§ Task:
Reproduce the material word for word; the images stay out.

§ Provided material:
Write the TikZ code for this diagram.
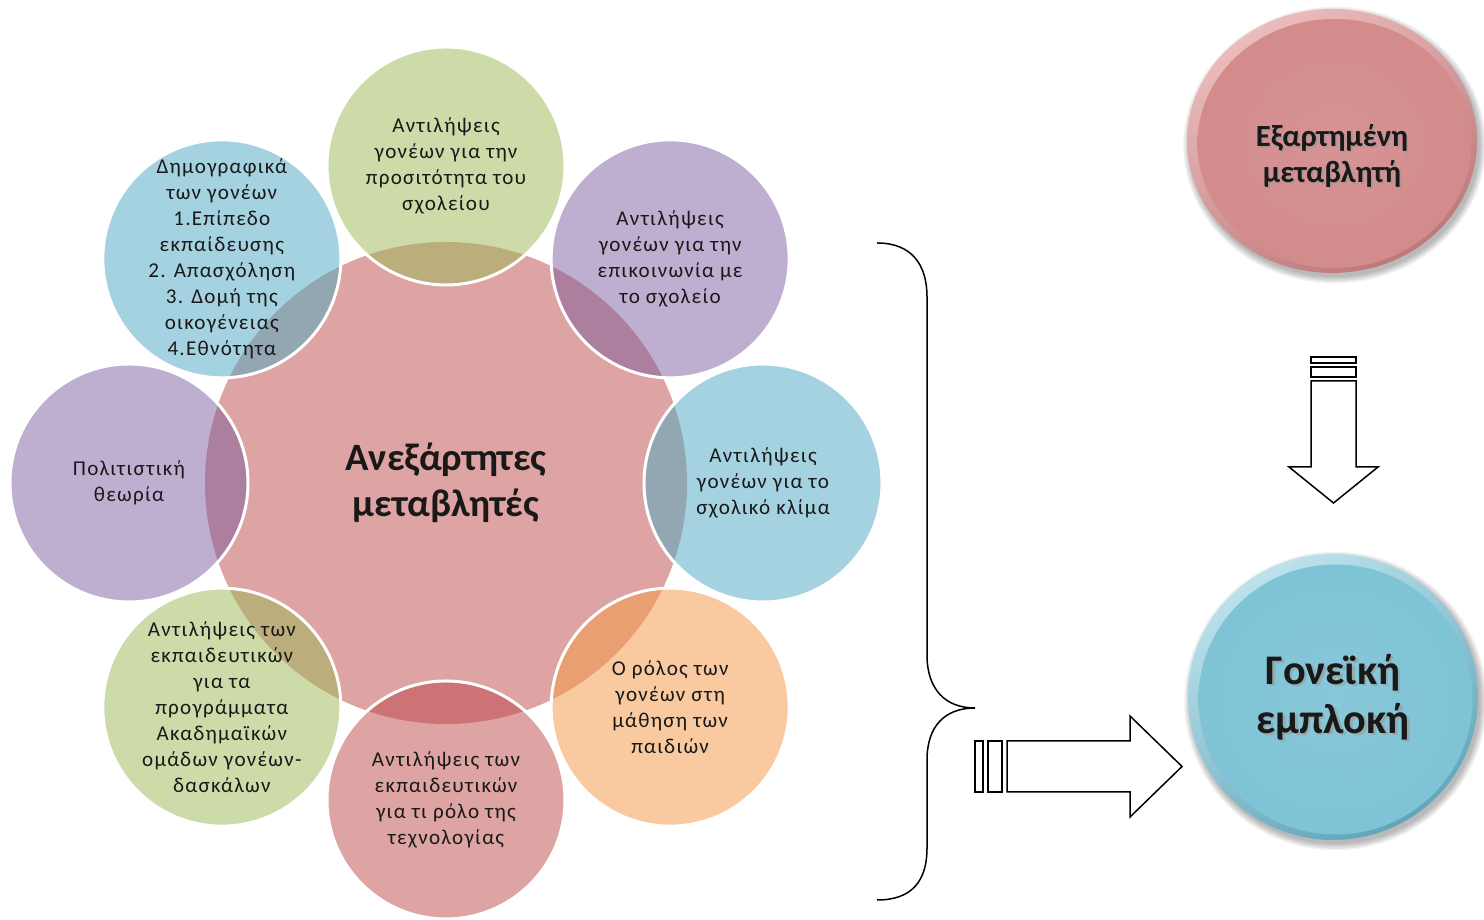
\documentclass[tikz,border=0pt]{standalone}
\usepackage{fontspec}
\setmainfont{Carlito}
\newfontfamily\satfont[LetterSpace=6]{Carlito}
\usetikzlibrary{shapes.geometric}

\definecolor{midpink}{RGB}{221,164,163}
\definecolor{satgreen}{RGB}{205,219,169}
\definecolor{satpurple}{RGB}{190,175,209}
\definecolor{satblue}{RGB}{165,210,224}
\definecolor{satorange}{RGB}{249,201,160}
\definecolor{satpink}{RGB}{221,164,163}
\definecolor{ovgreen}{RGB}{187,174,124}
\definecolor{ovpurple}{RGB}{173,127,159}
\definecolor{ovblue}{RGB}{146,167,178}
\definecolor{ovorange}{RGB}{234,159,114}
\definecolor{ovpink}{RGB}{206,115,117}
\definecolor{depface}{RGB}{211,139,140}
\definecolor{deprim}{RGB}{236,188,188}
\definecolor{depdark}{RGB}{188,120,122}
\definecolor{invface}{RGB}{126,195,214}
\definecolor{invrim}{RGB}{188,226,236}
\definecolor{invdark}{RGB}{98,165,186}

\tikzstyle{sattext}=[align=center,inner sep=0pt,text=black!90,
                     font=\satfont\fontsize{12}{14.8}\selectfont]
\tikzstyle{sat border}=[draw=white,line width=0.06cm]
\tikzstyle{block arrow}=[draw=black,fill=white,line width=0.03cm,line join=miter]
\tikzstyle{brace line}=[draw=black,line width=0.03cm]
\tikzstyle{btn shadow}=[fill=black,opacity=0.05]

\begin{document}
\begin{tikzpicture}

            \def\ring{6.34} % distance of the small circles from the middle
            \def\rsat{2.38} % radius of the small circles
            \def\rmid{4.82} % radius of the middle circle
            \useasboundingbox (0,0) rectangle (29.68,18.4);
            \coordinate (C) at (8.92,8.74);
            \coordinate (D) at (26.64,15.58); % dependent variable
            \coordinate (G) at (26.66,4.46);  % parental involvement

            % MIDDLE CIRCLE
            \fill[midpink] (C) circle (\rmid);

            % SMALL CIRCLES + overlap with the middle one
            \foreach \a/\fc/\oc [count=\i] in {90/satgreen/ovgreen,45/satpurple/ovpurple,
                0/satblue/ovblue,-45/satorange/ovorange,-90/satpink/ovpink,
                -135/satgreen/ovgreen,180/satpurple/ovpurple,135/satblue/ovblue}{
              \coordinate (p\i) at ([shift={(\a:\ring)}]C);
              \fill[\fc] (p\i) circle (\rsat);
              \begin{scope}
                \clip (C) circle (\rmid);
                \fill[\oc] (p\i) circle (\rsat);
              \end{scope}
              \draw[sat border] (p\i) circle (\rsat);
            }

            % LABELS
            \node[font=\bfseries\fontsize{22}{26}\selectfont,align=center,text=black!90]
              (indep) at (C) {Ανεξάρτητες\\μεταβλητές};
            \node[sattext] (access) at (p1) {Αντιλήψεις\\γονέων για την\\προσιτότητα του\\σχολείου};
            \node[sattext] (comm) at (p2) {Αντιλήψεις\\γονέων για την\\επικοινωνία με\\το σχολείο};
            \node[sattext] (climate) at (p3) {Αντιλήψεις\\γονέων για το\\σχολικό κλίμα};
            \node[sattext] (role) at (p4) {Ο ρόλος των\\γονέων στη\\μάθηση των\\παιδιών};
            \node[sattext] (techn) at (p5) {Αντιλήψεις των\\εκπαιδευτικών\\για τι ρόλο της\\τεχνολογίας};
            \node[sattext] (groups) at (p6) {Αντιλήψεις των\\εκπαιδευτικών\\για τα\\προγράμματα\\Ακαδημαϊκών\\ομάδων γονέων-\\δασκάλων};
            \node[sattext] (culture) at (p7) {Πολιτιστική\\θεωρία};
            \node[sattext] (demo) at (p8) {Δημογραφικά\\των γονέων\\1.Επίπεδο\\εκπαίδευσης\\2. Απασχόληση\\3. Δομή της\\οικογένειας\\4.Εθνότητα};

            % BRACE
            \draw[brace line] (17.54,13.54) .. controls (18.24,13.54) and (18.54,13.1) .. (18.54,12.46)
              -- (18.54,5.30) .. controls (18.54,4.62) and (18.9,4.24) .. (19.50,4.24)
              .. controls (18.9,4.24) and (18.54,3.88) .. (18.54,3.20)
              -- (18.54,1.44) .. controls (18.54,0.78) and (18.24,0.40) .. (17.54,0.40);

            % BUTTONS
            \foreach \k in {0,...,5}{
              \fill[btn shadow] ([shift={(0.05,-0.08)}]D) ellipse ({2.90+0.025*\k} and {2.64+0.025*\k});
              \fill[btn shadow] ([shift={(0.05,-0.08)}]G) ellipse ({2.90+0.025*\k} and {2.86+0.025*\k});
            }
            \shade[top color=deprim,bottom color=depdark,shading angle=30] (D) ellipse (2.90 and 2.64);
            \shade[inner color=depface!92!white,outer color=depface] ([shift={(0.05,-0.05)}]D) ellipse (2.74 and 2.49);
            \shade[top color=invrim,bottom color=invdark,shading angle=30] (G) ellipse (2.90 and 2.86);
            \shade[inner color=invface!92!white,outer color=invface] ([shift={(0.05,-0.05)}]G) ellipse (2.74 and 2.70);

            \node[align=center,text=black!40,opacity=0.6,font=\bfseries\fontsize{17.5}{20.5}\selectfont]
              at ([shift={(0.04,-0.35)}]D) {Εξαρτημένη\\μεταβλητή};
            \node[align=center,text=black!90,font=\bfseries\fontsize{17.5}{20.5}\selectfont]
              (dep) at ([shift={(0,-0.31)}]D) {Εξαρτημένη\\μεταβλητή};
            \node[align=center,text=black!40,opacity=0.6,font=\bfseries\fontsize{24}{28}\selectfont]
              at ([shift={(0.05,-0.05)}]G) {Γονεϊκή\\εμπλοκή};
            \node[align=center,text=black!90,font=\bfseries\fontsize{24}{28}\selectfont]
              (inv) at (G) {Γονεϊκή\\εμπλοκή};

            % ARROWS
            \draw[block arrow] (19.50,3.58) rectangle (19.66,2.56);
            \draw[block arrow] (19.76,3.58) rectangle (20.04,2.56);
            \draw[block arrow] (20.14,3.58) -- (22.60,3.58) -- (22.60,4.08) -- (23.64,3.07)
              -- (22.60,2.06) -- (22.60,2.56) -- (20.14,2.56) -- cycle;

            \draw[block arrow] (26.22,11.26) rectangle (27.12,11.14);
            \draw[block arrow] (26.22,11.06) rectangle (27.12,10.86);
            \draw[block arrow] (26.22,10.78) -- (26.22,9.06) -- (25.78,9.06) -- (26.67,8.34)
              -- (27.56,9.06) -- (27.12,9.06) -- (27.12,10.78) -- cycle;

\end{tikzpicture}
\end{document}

§ Response for this exercise:
Write the TikZ code for this diagram.
\documentclass[tikz,border=0pt]{standalone}
\usepackage{fontspec}
\setmainfont{Carlito}
\newfontfamily\satfont[LetterSpace=6]{Carlito}
\usetikzlibrary{shapes.geometric}

\definecolor{midpink}{RGB}{221,164,163}
\definecolor{satgreen}{RGB}{205,219,169}
\definecolor{satpurple}{RGB}{190,175,209}
\definecolor{satblue}{RGB}{165,210,224}
\definecolor{satorange}{RGB}{249,201,160}
\definecolor{satpink}{RGB}{221,164,163}
\definecolor{ovgreen}{RGB}{187,174,124}
\definecolor{ovpurple}{RGB}{173,127,159}
\definecolor{ovblue}{RGB}{146,167,178}
\definecolor{ovorange}{RGB}{234,159,114}
\definecolor{ovpink}{RGB}{206,115,117}
\definecolor{depface}{RGB}{211,139,140}
\definecolor{deprim}{RGB}{236,188,188}
\definecolor{depdark}{RGB}{188,120,122}
\definecolor{invface}{RGB}{126,195,214}
\definecolor{invrim}{RGB}{188,226,236}
\definecolor{invdark}{RGB}{98,165,186}

\tikzstyle{sattext}=[align=center,inner sep=0pt,text=black!90,
                     font=\satfont\fontsize{12}{14.8}\selectfont]
\tikzstyle{sat border}=[draw=white,line width=0.06cm]
\tikzstyle{block arrow}=[draw=black,fill=white,line width=0.03cm,line join=miter]
\tikzstyle{brace line}=[draw=black,line width=0.03cm]
\tikzstyle{btn shadow}=[fill=black,opacity=0.05]

\begin{document}
\begin{tikzpicture}

            \def\ring{6.34} % distance of the small circles from the middle
            \def\rsat{2.38} % radius of the small circles
            \def\rmid{4.82} % radius of the middle circle
            \useasboundingbox (0,0) rectangle (29.68,18.4);
            \coordinate (C) at (8.92,8.74);
            \coordinate (D) at (26.64,15.58); % dependent variable
            \coordinate (G) at (26.66,4.46);  % parental involvement

            % MIDDLE CIRCLE
            \fill[midpink] (C) circle (\rmid);

            % SMALL CIRCLES + overlap with the middle one
            \foreach \a/\fc/\oc [count=\i] in {90/satgreen/ovgreen,45/satpurple/ovpurple,
                0/satblue/ovblue,-45/satorange/ovorange,-90/satpink/ovpink,
                -135/satgreen/ovgreen,180/satpurple/ovpurple,135/satblue/ovblue}{
              \coordinate (p\i) at ([shift={(\a:\ring)}]C);
              \fill[\fc] (p\i) circle (\rsat);
              \begin{scope}
                \clip (C) circle (\rmid);
                \fill[\oc] (p\i) circle (\rsat);
              \end{scope}
              \draw[sat border] (p\i) circle (\rsat);
            }

            % LABELS
            \node[font=\bfseries\fontsize{22}{26}\selectfont,align=center,text=black!90]
              (indep) at (C) {Ανεξάρτητες\\μεταβλητές};
            \node[sattext] (access) at (p1) {Αντιλήψεις\\γονέων για την\\προσιτότητα του\\σχολείου};
            \node[sattext] (comm) at (p2) {Αντιλήψεις\\γονέων για την\\επικοινωνία με\\το σχολείο};
            \node[sattext] (climate) at (p3) {Αντιλήψεις\\γονέων για το\\σχολικό κλίμα};
            \node[sattext] (role) at (p4) {Ο ρόλος των\\γονέων στη\\μάθηση των\\παιδιών};
            \node[sattext] (techn) at (p5) {Αντιλήψεις των\\εκπαιδευτικών\\για τι ρόλο της\\τεχνολογίας};
            \node[sattext] (groups) at (p6) {Αντιλήψεις των\\εκπαιδευτικών\\για τα\\προγράμματα\\Ακαδημαϊκών\\ομάδων γονέων-\\δασκάλων};
            \node[sattext] (culture) at (p7) {Πολιτιστική\\θεωρία};
            \node[sattext] (demo) at (p8) {Δημογραφικά\\των γονέων\\1.Επίπεδο\\εκπαίδευσης\\2. Απασχόληση\\3. Δομή της\\οικογένειας\\4.Εθνότητα};

            % BRACE
            \draw[brace line] (17.54,13.54) .. controls (18.24,13.54) and (18.54,13.1) .. (18.54,12.46)
              -- (18.54,5.30) .. controls (18.54,4.62) and (18.9,4.24) .. (19.50,4.24)
              .. controls (18.9,4.24) and (18.54,3.88) .. (18.54,3.20)
              -- (18.54,1.44) .. controls (18.54,0.78) and (18.24,0.40) .. (17.54,0.40);

            % BUTTONS
            \foreach \k in {0,...,5}{
              \fill[btn shadow] ([shift={(0.05,-0.08)}]D) ellipse ({2.90+0.025*\k} and {2.64+0.025*\k});
              \fill[btn shadow] ([shift={(0.05,-0.08)}]G) ellipse ({2.90+0.025*\k} and {2.86+0.025*\k});
            }
            \shade[top color=deprim,bottom color=depdark,shading angle=30] (D) ellipse (2.90 and 2.64);
            \shade[inner color=depface!92!white,outer color=depface] ([shift={(0.05,-0.05)}]D) ellipse (2.74 and 2.49);
            \shade[top color=invrim,bottom color=invdark,shading angle=30] (G) ellipse (2.90 and 2.86);
            \shade[inner color=invface!92!white,outer color=invface] ([shift={(0.05,-0.05)}]G) ellipse (2.74 and 2.70);

            \node[align=center,text=black!40,opacity=0.6,font=\bfseries\fontsize{17.5}{20.5}\selectfont]
              at ([shift={(0.04,-0.35)}]D) {Εξαρτημένη\\μεταβλητή};
            \node[align=center,text=black!90,font=\bfseries\fontsize{17.5}{20.5}\selectfont]
              (dep) at ([shift={(0,-0.31)}]D) {Εξαρτημένη\\μεταβλητή};
            \node[align=center,text=black!40,opacity=0.6,font=\bfseries\fontsize{24}{28}\selectfont]
              at ([shift={(0.05,-0.05)}]G) {Γονεϊκή\\εμπλοκή};
            \node[align=center,text=black!90,font=\bfseries\fontsize{24}{28}\selectfont]
              (inv) at (G) {Γονεϊκή\\εμπλοκή};

            % ARROWS
            \draw[block arrow] (19.50,3.58) rectangle (19.66,2.56);
            \draw[block arrow] (19.76,3.58) rectangle (20.04,2.56);
            \draw[block arrow] (20.14,3.58) -- (22.60,3.58) -- (22.60,4.08) -- (23.64,3.07)
              -- (22.60,2.06) -- (22.60,2.56) -- (20.14,2.56) -- cycle;

            \draw[block arrow] (26.22,11.26) rectangle (27.12,11.14);
            \draw[block arrow] (26.22,11.06) rectangle (27.12,10.86);
            \draw[block arrow] (26.22,10.78) -- (26.22,9.06) -- (25.78,9.06) -- (26.67,8.34)
              -- (27.56,9.06) -- (27.12,9.06) -- (27.12,10.78) -- cycle;

\end{tikzpicture}
\end{document}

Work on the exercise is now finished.